• **Given task**
Would you quote the material below in full and unchanged?

────

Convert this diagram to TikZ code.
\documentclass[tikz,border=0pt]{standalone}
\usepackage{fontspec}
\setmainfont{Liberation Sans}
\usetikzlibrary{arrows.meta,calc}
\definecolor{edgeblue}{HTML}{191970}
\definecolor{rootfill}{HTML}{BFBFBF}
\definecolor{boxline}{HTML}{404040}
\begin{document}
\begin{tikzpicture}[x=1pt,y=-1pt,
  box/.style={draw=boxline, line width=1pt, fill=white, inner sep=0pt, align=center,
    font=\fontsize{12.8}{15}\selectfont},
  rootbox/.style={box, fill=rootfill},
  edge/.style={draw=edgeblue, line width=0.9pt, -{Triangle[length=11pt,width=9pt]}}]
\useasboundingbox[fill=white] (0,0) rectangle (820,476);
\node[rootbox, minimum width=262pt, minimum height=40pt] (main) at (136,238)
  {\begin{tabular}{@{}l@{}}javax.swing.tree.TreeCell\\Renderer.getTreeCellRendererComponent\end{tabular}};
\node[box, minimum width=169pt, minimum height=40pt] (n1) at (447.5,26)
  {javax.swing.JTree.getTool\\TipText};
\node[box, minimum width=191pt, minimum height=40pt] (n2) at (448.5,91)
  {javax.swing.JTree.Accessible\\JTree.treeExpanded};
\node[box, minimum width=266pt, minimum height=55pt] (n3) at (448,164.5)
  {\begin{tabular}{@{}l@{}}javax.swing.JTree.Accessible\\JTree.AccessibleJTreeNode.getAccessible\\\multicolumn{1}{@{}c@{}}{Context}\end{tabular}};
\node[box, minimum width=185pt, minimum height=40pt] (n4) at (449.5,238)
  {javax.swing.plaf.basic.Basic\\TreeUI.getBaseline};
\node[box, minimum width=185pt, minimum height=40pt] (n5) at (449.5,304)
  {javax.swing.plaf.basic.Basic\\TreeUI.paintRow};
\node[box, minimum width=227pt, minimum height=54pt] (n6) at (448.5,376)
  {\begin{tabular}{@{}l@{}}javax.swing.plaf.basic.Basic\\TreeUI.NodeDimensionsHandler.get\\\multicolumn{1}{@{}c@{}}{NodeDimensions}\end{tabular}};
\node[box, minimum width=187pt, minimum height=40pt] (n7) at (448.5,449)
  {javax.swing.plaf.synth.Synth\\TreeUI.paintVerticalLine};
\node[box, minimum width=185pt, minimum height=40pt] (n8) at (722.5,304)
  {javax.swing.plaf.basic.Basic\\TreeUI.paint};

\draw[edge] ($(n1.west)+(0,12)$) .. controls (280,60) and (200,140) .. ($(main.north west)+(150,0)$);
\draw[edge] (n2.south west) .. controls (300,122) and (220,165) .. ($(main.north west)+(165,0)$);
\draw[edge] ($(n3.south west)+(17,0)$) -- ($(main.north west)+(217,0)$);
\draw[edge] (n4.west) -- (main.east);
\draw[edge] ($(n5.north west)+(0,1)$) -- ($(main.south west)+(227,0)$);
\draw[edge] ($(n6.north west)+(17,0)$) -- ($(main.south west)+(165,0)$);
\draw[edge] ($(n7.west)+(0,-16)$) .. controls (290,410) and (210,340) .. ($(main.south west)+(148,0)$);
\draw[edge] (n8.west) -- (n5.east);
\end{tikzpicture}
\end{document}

────

• **Response to the task**
Convert this diagram to TikZ code.
\documentclass[tikz,border=0pt]{standalone}
\usepackage{fontspec}
\setmainfont{Liberation Sans}
\usetikzlibrary{arrows.meta,calc}
\definecolor{edgeblue}{HTML}{191970}
\definecolor{rootfill}{HTML}{BFBFBF}
\definecolor{boxline}{HTML}{404040}
\begin{document}
\begin{tikzpicture}[x=1pt,y=-1pt,
  box/.style={draw=boxline, line width=1pt, fill=white, inner sep=0pt, align=center,
    font=\fontsize{12.8}{15}\selectfont},
  rootbox/.style={box, fill=rootfill},
  edge/.style={draw=edgeblue, line width=0.9pt, -{Triangle[length=11pt,width=9pt]}}]
\useasboundingbox[fill=white] (0,0) rectangle (820,476);
\node[rootbox, minimum width=262pt, minimum height=40pt] (main) at (136,238)
  {\begin{tabular}{@{}l@{}}javax.swing.tree.TreeCell\\Renderer.getTreeCellRendererComponent\end{tabular}};
\node[box, minimum width=169pt, minimum height=40pt] (n1) at (447.5,26)
  {javax.swing.JTree.getTool\\TipText};
\node[box, minimum width=191pt, minimum height=40pt] (n2) at (448.5,91)
  {javax.swing.JTree.Accessible\\JTree.treeExpanded};
\node[box, minimum width=266pt, minimum height=55pt] (n3) at (448,164.5)
  {\begin{tabular}{@{}l@{}}javax.swing.JTree.Accessible\\JTree.AccessibleJTreeNode.getAccessible\\\multicolumn{1}{@{}c@{}}{Context}\end{tabular}};
\node[box, minimum width=185pt, minimum height=40pt] (n4) at (449.5,238)
  {javax.swing.plaf.basic.Basic\\TreeUI.getBaseline};
\node[box, minimum width=185pt, minimum height=40pt] (n5) at (449.5,304)
  {javax.swing.plaf.basic.Basic\\TreeUI.paintRow};
\node[box, minimum width=227pt, minimum height=54pt] (n6) at (448.5,376)
  {\begin{tabular}{@{}l@{}}javax.swing.plaf.basic.Basic\\TreeUI.NodeDimensionsHandler.get\\\multicolumn{1}{@{}c@{}}{NodeDimensions}\end{tabular}};
\node[box, minimum width=187pt, minimum height=40pt] (n7) at (448.5,449)
  {javax.swing.plaf.synth.Synth\\TreeUI.paintVerticalLine};
\node[box, minimum width=185pt, minimum height=40pt] (n8) at (722.5,304)
  {javax.swing.plaf.basic.Basic\\TreeUI.paint};

\draw[edge] ($(n1.west)+(0,12)$) .. controls (280,60) and (200,140) .. ($(main.north west)+(150,0)$);
\draw[edge] (n2.south west) .. controls (300,122) and (220,165) .. ($(main.north west)+(165,0)$);
\draw[edge] ($(n3.south west)+(17,0)$) -- ($(main.north west)+(217,0)$);
\draw[edge] (n4.west) -- (main.east);
\draw[edge] ($(n5.north west)+(0,1)$) -- ($(main.south west)+(227,0)$);
\draw[edge] ($(n6.north west)+(17,0)$) -- ($(main.south west)+(165,0)$);
\draw[edge] ($(n7.west)+(0,-16)$) .. controls (290,410) and (210,340) .. ($(main.south west)+(148,0)$);
\draw[edge] (n8.west) -- (n5.east);
\end{tikzpicture}
\end{document}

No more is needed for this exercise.